>> Start The data

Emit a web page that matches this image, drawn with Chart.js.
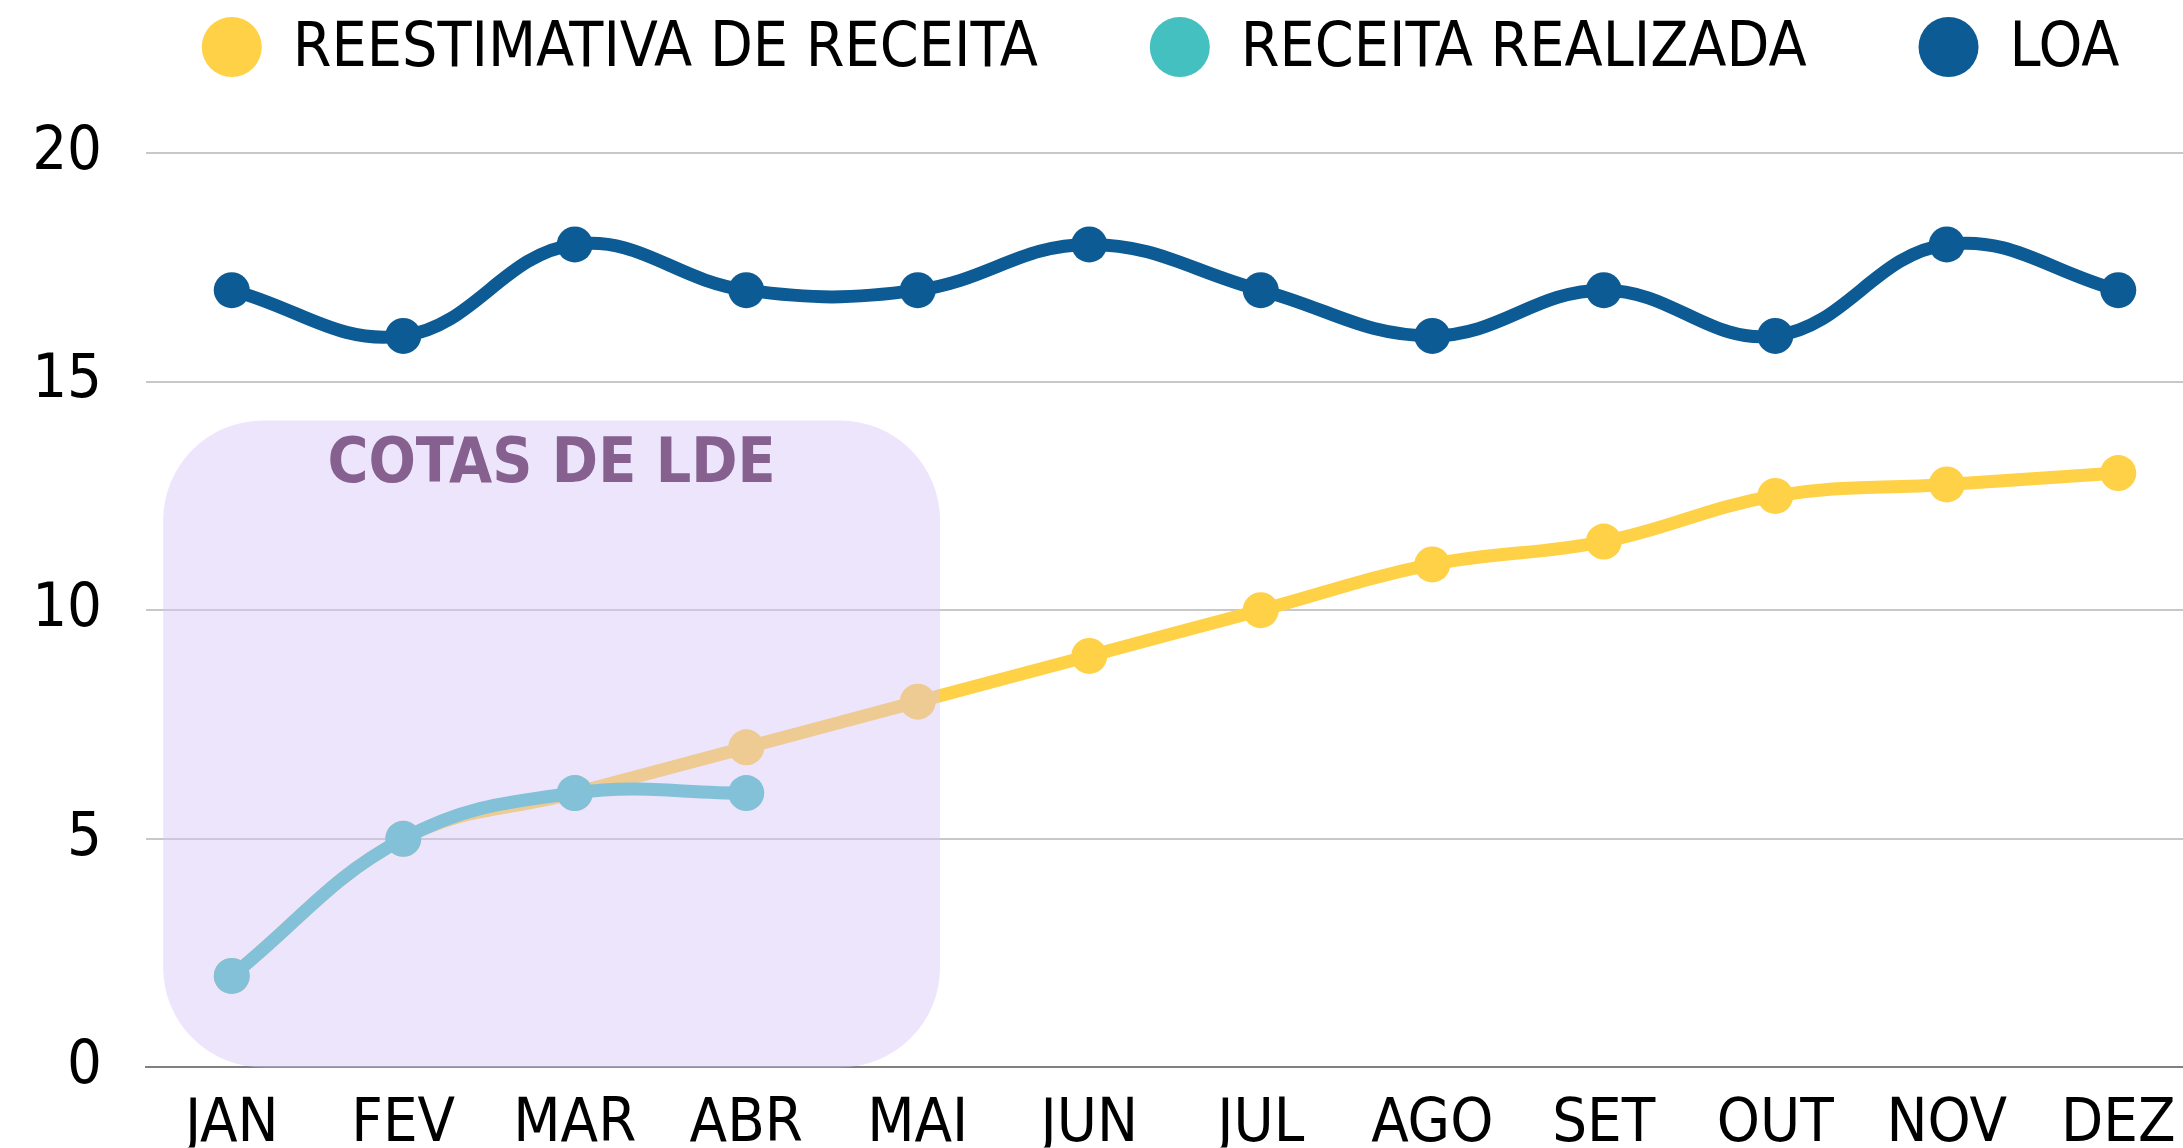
<!DOCTYPE html>
<html>
<head>
<meta charset="utf-8">
<script src="https://cdn.jsdelivr.net/npm/chart.js@4.4.1/dist/chart.umd.min.js"></script>
<style>
html, body { margin: 0; padding: 0; background: #fff; overflow: hidden; }
#wrap { width: 2204px; height: 1148px; }
</style>
</head>
<body>
<div id="wrap"><canvas id="receitaChart" width="2204" height="1148"></canvas></div>
<script>
// Dados do gráfico
var meses = ['JAN', 'FEV', 'MAR', 'ABR', 'MAI', 'JUN', 'JUL', 'AGO', 'SET', 'OUT', 'NOV', 'DEZ'];
var reestimativa = [2, 5, 6, 7, 8, 9, 10, 11, 11.5, 12.5, 12.75, 13];
var realizada = [2, 5, 6, 6];
var loa = [17, 16, 18, 17, 17, 18, 17, 16, 17, 16, 18, 17];
var yTicks = [0, 5, 10, 15, 20];

var legendNames = ['REESTIMATIVA DE RECEITA', 'RECEITA REALIZADA', 'LOA'];
var legendColors = ['#FFD147', '#43C0BF', '#0D5B94'];

// Faixa "COTAS DE LDE" (em índice de mês e valor)
var cotasTexto = 'COTAS DE LDE';
var cotasInicio = -0.4, cotasFim = 4.13, cotasTopo = 14.15;

var fonte = '"DejaVu Sans Condensed", "Liberation Sans Narrow", sans-serif';

// Caixa lilás desenhada por cima das linhas (semi-transparente)
var cotasPlugin = {
    id: 'cotas',
    afterDatasetsDraw: function (chart) {
        var ctx = chart.ctx;
        var xs = chart.scales.x, ys = chart.scales.y;
        var left = xs.getPixelForValue(cotasInicio);
        var right = xs.getPixelForValue(cotasFim);
        var top = ys.getPixelForValue(cotasTopo);
        var bottom = ys.getPixelForValue(0);
        ctx.save();
        ctx.fillStyle = 'rgba(214, 195, 248, 0.43)';
        ctx.beginPath();
        ctx.roundRect(left, top, right - left, bottom - top, 100);
        ctx.fill();
        ctx.fillStyle = '#86618F';
        ctx.font = 'bold 62px ' + fonte;
        ctx.textAlign = 'center';
        ctx.textBaseline = 'middle';
        ctx.fillText(cotasTexto, (left + right) / 2, top + 45);
        ctx.restore();
    }
};

// Legenda própria no topo
var legendaPlugin = {
    id: 'legenda',
    afterDraw: function (chart) {
        var ctx = chart.ctx;
        var r = 30, gap = 31, itemGap = 112, y = 47;
        var x = chart.scales.x.getPixelForValue(0) - r;
        ctx.save();
        ctx.font = '62px ' + fonte;
        ctx.textBaseline = 'middle';
        legendNames.forEach(function (name, i) {
            ctx.fillStyle = legendColors[i];
            ctx.beginPath();
            ctx.arc(x + r, y, r, 0, Math.PI * 2);
            ctx.fill();
            ctx.fillStyle = '#000';
            ctx.fillText(name, x + 2 * r + gap, y + 3);
            x += 2 * r + gap + ctx.measureText(name).width + itemGap;
        });
        ctx.restore();
    }
};

var ctx = document.getElementById('receitaChart').getContext('2d');
var receitaChart = new Chart(ctx, {
    type: 'line',
    data: {
        labels: meses,
        datasets: [{
            label: legendNames[0],
            data: reestimativa,
            borderColor: legendColors[0],
            backgroundColor: legendColors[0],
            order: 1
        }, {
            label: legendNames[1],
            data: realizada,
            borderColor: legendColors[1],
            backgroundColor: legendColors[1],
            order: 0
        }, {
            label: legendNames[2],
            data: loa,
            borderColor: legendColors[2],
            backgroundColor: legendColors[2],
            order: 2
        }]
    },
    options: {
        responsive: false,
        animation: false,
        layout: { autoPadding: false, padding: { top: 153, left: 0, right: 0, bottom: 0 } },
        elements: {
            line: { borderWidth: 13, tension: 0.4 },
            point: { radius: 18, borderWidth: 0, hoverRadius: 18 }
        },
        plugins: {
            legend: { display: false },
            tooltip: { enabled: false }
        },
        scales: {
            x: {
                offset: true,
                grid: { display: false, drawTicks: false },
                border: { display: true, color: '#808080', width: 2 },
                ticks: { color: '#000', padding: 21, font: { family: fonte, size: 61 } },
                afterFit: function (s) { s.height = 80; }
            },
            y: {
                min: 0,
                max: 20,
                grid: { color: '#c8c8c8', lineWidth: 2, drawTicks: false },
                border: { display: false },
                ticks: { color: '#000', padding: 44, font: { family: fonte, size: 61 } },
                afterBuildTicks: function (s) {
                    s.ticks = yTicks.map(function (v) { return { value: v }; });
                },
                afterFit: function (s) { s.width = 146; }
            }
        }
    },
    plugins: [cotasPlugin, legendaPlugin]
});
</script>
</body>
</html>
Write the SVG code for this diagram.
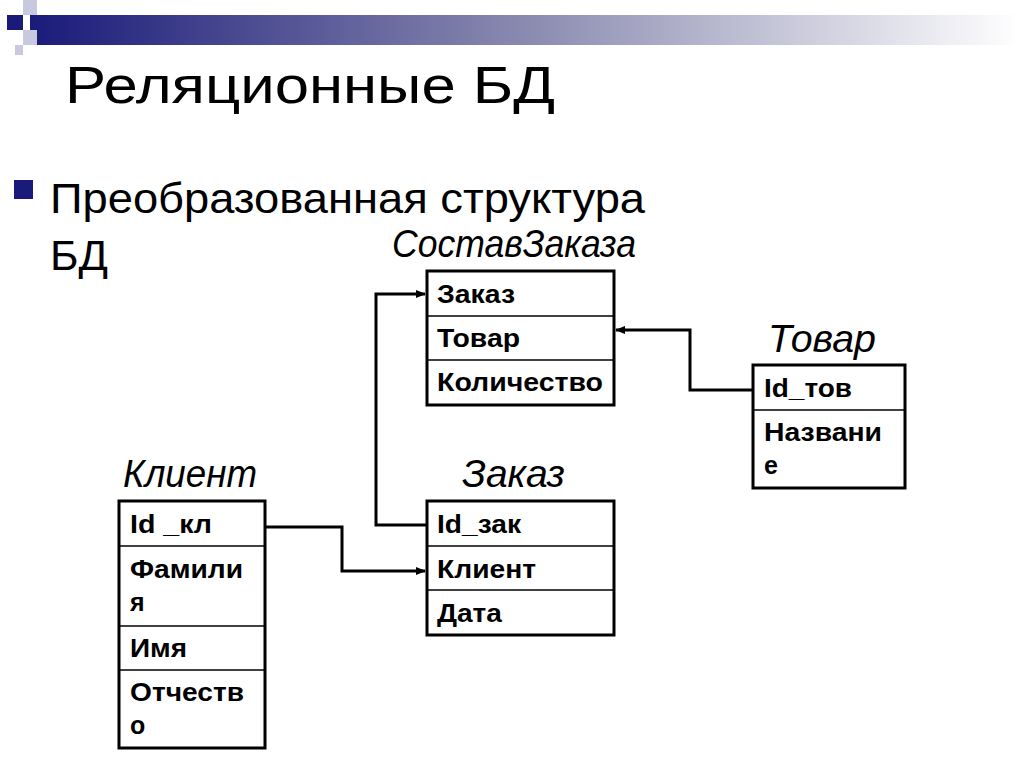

>> End The data

> **Exercise requirements**: A faithful copy of the records above is needed, with the pictures left out.

> **Solution for this task**:
Emit a web page that matches this image, drawn with Chart.js.
<!DOCTYPE html>
<html>
<head>
<meta charset="utf-8">
<script src="https://cdn.jsdelivr.net/npm/chart.js@4.4.1/dist/chart.umd.min.js"></script>
<style>
html, body { margin: 0; padding: 0; background: #fff; overflow: hidden; }
#wrap { width: 2204px; height: 1148px; }
</style>
</head>
<body>
<div id="wrap"><canvas id="receitaChart" width="2204" height="1148"></canvas></div>
<script>
// Dados do gráfico
var meses = ['JAN', 'FEV', 'MAR', 'ABR', 'MAI', 'JUN', 'JUL', 'AGO', 'SET', 'OUT', 'NOV', 'DEZ'];
var reestimativa = [2, 5, 6, 7, 8, 9, 10, 11, 11.5, 12.5, 12.75, 13];
var realizada = [2, 5, 6, 6];
var loa = [17, 16, 18, 17, 17, 18, 17, 16, 17, 16, 18, 17];
var yTicks = [0, 5, 10, 15, 20];

var legendNames = ['REESTIMATIVA DE RECEITA', 'RECEITA REALIZADA', 'LOA'];
var legendColors = ['#FFD147', '#43C0BF', '#0D5B94'];

// Faixa "COTAS DE LDE" (em índice de mês e valor)
var cotasTexto = 'COTAS DE LDE';
var cotasInicio = -0.4, cotasFim = 4.13, cotasTopo = 14.15;

var fonte = '"DejaVu Sans Condensed", "Liberation Sans Narrow", sans-serif';

// Caixa lilás desenhada por cima das linhas (semi-transparente)
var cotasPlugin = {
    id: 'cotas',
    afterDatasetsDraw: function (chart) {
        var ctx = chart.ctx;
        var xs = chart.scales.x, ys = chart.scales.y;
        var left = xs.getPixelForValue(cotasInicio);
        var right = xs.getPixelForValue(cotasFim);
        var top = ys.getPixelForValue(cotasTopo);
        var bottom = ys.getPixelForValue(0);
        ctx.save();
        ctx.fillStyle = 'rgba(214, 195, 248, 0.43)';
        ctx.beginPath();
        ctx.roundRect(left, top, right - left, bottom - top, 100);
        ctx.fill();
        ctx.fillStyle = '#86618F';
        ctx.font = 'bold 62px ' + fonte;
        ctx.textAlign = 'center';
        ctx.textBaseline = 'middle';
        ctx.fillText(cotasTexto, (left + right) / 2, top + 45);
        ctx.restore();
    }
};

// Legenda própria no topo
var legendaPlugin = {
    id: 'legenda',
    afterDraw: function (chart) {
        var ctx = chart.ctx;
        var r = 30, gap = 31, itemGap = 112, y = 47;
        var x = chart.scales.x.getPixelForValue(0) - r;
        ctx.save();
        ctx.font = '62px ' + fonte;
        ctx.textBaseline = 'middle';
        legendNames.forEach(function (name, i) {
            ctx.fillStyle = legendColors[i];
            ctx.beginPath();
            ctx.arc(x + r, y, r, 0, Math.PI * 2);
            ctx.fill();
            ctx.fillStyle = '#000';
            ctx.fillText(name, x + 2 * r + gap, y + 3);
            x += 2 * r + gap + ctx.measureText(name).width + itemGap;
        });
        ctx.restore();
    }
};

var ctx = document.getElementById('receitaChart').getContext('2d');
var receitaChart = new Chart(ctx, {
    type: 'line',
    data: {
        labels: meses,
        datasets: [{
            label: legendNames[0],
            data: reestimativa,
            borderColor: legendColors[0],
            backgroundColor: legendColors[0],
            order: 1
        }, {
            label: legendNames[1],
            data: realizada,
            borderColor: legendColors[1],
            backgroundColor: legendColors[1],
            order: 0
        }, {
            label: legendNames[2],
            data: loa,
            borderColor: legendColors[2],
            backgroundColor: legendColors[2],
            order: 2
        }]
    },
    options: {
        responsive: false,
        animation: false,
        layout: { autoPadding: false, padding: { top: 153, left: 0, right: 0, bottom: 0 } },
        elements: {
            line: { borderWidth: 13, tension: 0.4 },
            point: { radius: 18, borderWidth: 0, hoverRadius: 18 }
        },
        plugins: {
            legend: { display: false },
            tooltip: { enabled: false }
        },
        scales: {
            x: {
                offset: true,
                grid: { display: false, drawTicks: false },
                border: { display: true, color: '#808080', width: 2 },
                ticks: { color: '#000', padding: 21, font: { family: fonte, size: 61 } },
                afterFit: function (s) { s.height = 80; }
            },
            y: {
                min: 0,
                max: 20,
                grid: { color: '#c8c8c8', lineWidth: 2, drawTicks: false },
                border: { display: false },
                ticks: { color: '#000', padding: 44, font: { family: fonte, size: 61 } },
                afterBuildTicks: function (s) {
                    s.ticks = yTicks.map(function (v) { return { value: v }; });
                },
                afterFit: function (s) { s.width = 146; }
            }
        }
    },
    plugins: [cotasPlugin, legendaPlugin]
});
</script>
</body>
</html>
Write the SVG code for this diagram.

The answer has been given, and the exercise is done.